After Mom passed away, I took up the gauntlet for the High Holy Days – a cheerful pink oven mitt that does little to protect me from the loneliness I feel as I go through the Salade de Piments ritual without her. Instead of wheeling a double-wide cart through Publix, I squeeze through the produce aisle of the Park Slope Food Coop, still stunned by the bounty – heaps of red, orange, yellow, green peppers bursting with organic good health – a kaleidoscope of cherub-cheeked peppers that would have brought tears to my mother’s eyes. Instead of battling grandmothers for the best cuts of brisket, I face the Birkenstock-heeled Coop shoppers, a formidable crew in their own way.
When I leave the Coop there's no blast of tropical warmth or air-conditioned car. I cart my precious peppers home seven blocks and up three flights of stairs to my own urban kitchen. Here, the northern light has a bluish tint. The kids at the nearby grammar school sound almost like my nieces and son playing in the pool. I open my bag of peppers and take in their familiar nightshade smell. I sing Fly Me to the Moon quietly to myself. I allow myself a little cry. I feel that my mother is right here with me. Hurry up, sweetheart, she tells me, we don't have all day.

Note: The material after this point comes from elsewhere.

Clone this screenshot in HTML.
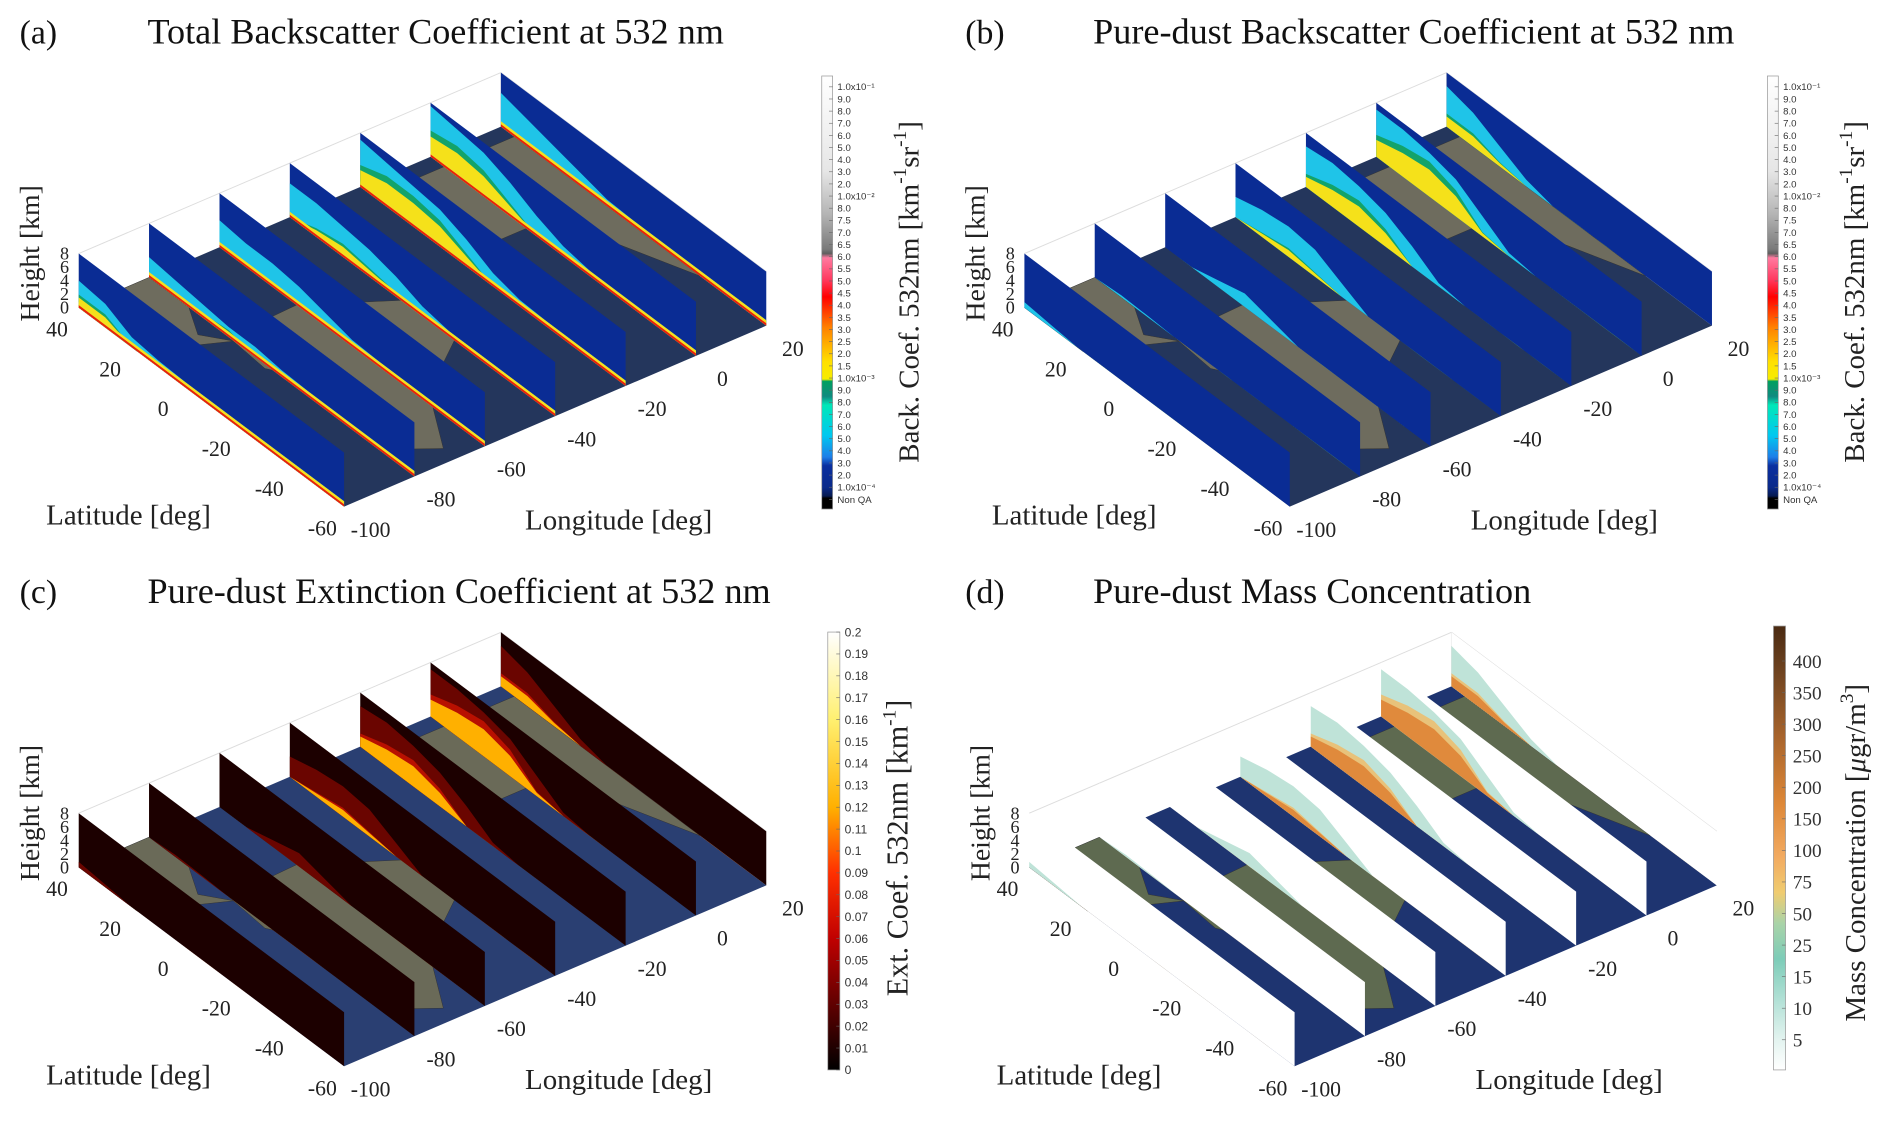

Salade de Piments (Matbucha)

8 sweet bell peppers, varied colors if available

12 plum tomatoes (or can of stewed, whole tomatoes, drained and chopped roughly)
4 cloves garlic, sliced thin
1/2 cup olive oil
1 bay leaf
pinch red pepper flakes
salt and pepper to taste

Preheat oven to broil.

Prepare peppers: Set broiler on high and arrange peppers on a foil-covered baking sheet 4-6” from flame, turning often with kitchen tongs until blackened on all sides. Or you can roast over a gas flame, turning evenly. Place in a paper or plastic bag for at least 15 minutes to loosen skin. Peel, core, seed, and cut into ½” strips.

Prepare tomatoes: Score tomatoes. In a large pot of boiling water, submerge for 10 seconds and remove with a slotted spoon. When cooled, peel, core, seed, and cut into ½” strips.

Heat olive oil in a large pan over medium-high heat. Add garlic (and optional red pepper flakes) and cook until scented, but not browned. Add peppers, tomatoes, and bay leaf. Reduce heat to a slow simmer, cover, and stir periodically. After one hour, add ½ teaspoon salt. Simmer for another 45 minutes to an hour, uncovered to reduce and thicken the sauce, until tomatoes have disintegrated, but peppers still retain some shape. Salt and pepper to taste.